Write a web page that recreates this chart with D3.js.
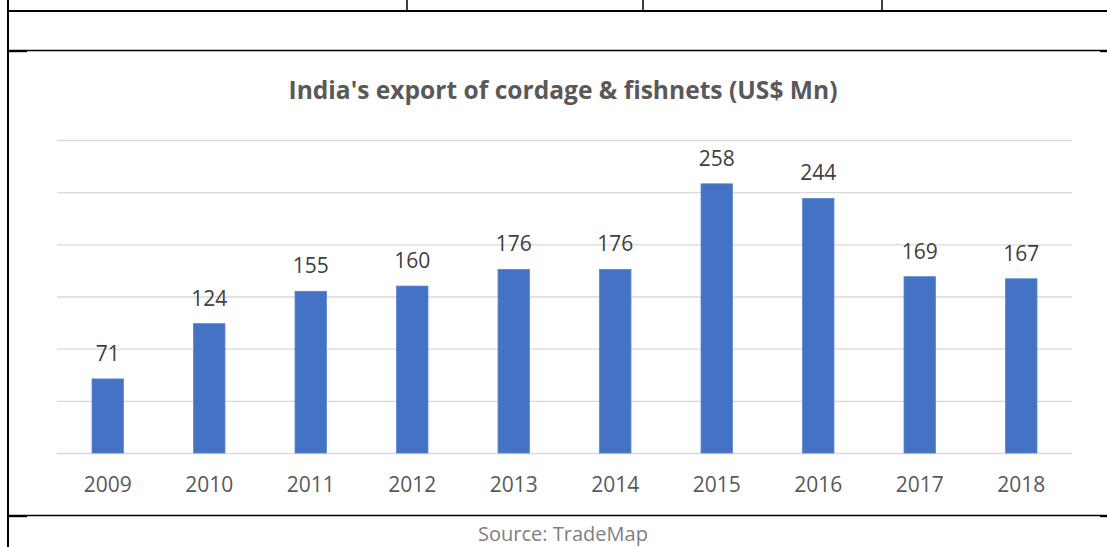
<html>
<head>
  <script src="https://d3js.org/d3.v7.min.js"></script>
  <style>
    body { margin: 0; background: #fff; }
    svg { display: block; font-family: "Open Sans", sans-serif; }
    .grid line { stroke: #d9d9d9; stroke-width: 1.3; }
    .grid .domain { display: none; }
    .xaxis .domain, .xaxis line { display: none; }
    .xaxis text { fill: #595959; font-size: 21px; font-family: "Open Sans", sans-serif; }
  </style>
</head>
<body>
<script>
  var years = ['2009', '2010', '2011', '2012', '2013', '2014', '2015', '2016', '2017', '2018'];
  var exports = [71, 124, 155, 160, 176, 176, 258, 244, 169, 167];
  var yTicks = [0, 50, 100, 150, 200, 250, 300];

  var width = 1107, height = 547;
  var plot = {left: 57, right: 1072, top: 140, bottom: 453};

  var svg = d3.select('body').append('svg')
    .attr('width', width)
    .attr('height', height);

  // page frame (table borders around the chart)
  var frame = svg.append('g').attr('stroke', '#000');
  frame.append('line').attr('x1', 8).attr('x2', 8).attr('y1', 0).attr('y2', height).attr('stroke-width', 2);
  frame.append('line').attr('x1', 8).attr('x2', width).attr('y1', 11).attr('y2', 11).attr('stroke-width', 2.2);
  [407, 643, 882].forEach(function(x) {
    frame.append('line').attr('x1', x).attr('x2', x).attr('y1', 0).attr('y2', 11).attr('stroke-width', 1.5);
  });
  [50.5, 515.5].forEach(function(y) {
    frame.append('line').attr('x1', 8).attr('x2', width).attr('y1', y).attr('y2', y).attr('stroke-width', 1.3);
    frame.append('line').attr('x1', 8).attr('x2', 27).attr('y1', y + 0.7).attr('y2', y + 0.7).attr('stroke-width', 2);
    frame.append('line').attr('x1', 1100).attr('x2', width).attr('y1', y + 0.7).attr('y2', y + 0.7).attr('stroke-width', 2);
  });

  var x = d3.scaleBand()
    .domain(years)
    .range([plot.left, plot.right])
    .paddingInner(0.69)
    .paddingOuter(0.345);

  var y = d3.scaleLinear()
    .domain([0, 300])
    .range([plot.bottom, plot.top]);

  svg.append('g')
    .attr('class', 'grid')
    .attr('transform', 'translate(' + plot.left + ',0)')
    .call(d3.axisLeft(y).tickValues(yTicks).tickSize(-(plot.right - plot.left)).tickFormat(''));

  svg.append('g')
    .selectAll('rect')
    .data(exports)
    .enter()
    .append('rect')
    .attr('x', function(d, i) { return x(years[i]); })
    .attr('width', x.bandwidth())
    .attr('y', function(d) { return y(d); })
    .attr('height', function(d) { return y(0) - y(d); })
    .attr('fill', '#4472c4')
    .attr('stroke', '#5a85d0')
    .attr('stroke-width', 0.8);

  svg.append('g')
    .selectAll('text')
    .data(exports)
    .enter()
    .append('text')
    .attr('x', function(d, i) { return x(years[i]) + x.bandwidth() / 2; })
    .attr('y', function(d) { return y(d) - 18; })
    .attr('text-anchor', 'middle')
    .attr('fill', '#404040')
    .attr('font-size', 21)
    .text(function(d) { return d; });

  var xAxis = svg.append('g')
    .attr('class', 'xaxis')
    .attr('transform', 'translate(0,' + plot.bottom + ')')
    .call(d3.axisBottom(x).tickSize(0).tickPadding(0));
  xAxis.selectAll('text').attr('dy', null).attr('y', 39);

  svg.append('text')
    .attr('x', 563)
    .attr('y', 99)
    .attr('text-anchor', 'middle')
    .attr('fill', '#595959')
    .attr('font-size', 25)
    .attr('font-weight', 'bold')
    .attr('textLength', 549)
    .attr('lengthAdjust', 'spacingAndGlyphs')
    .text("India's export of cordage & fishnets (US$ Mn)");

  svg.append('text')
    .attr('x', 563)
    .attr('y', 541)
    .attr('text-anchor', 'middle')
    .attr('fill', '#7f7f7f')
    .attr('font-size', 20)
    .text('Source: TradeMap');
</script>
</body>
</html>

⁂

* _GIVEN TASK_
Count the lines of the material that include the word "chart", then report only the total.

* _WRITTEN RESPONSE_
2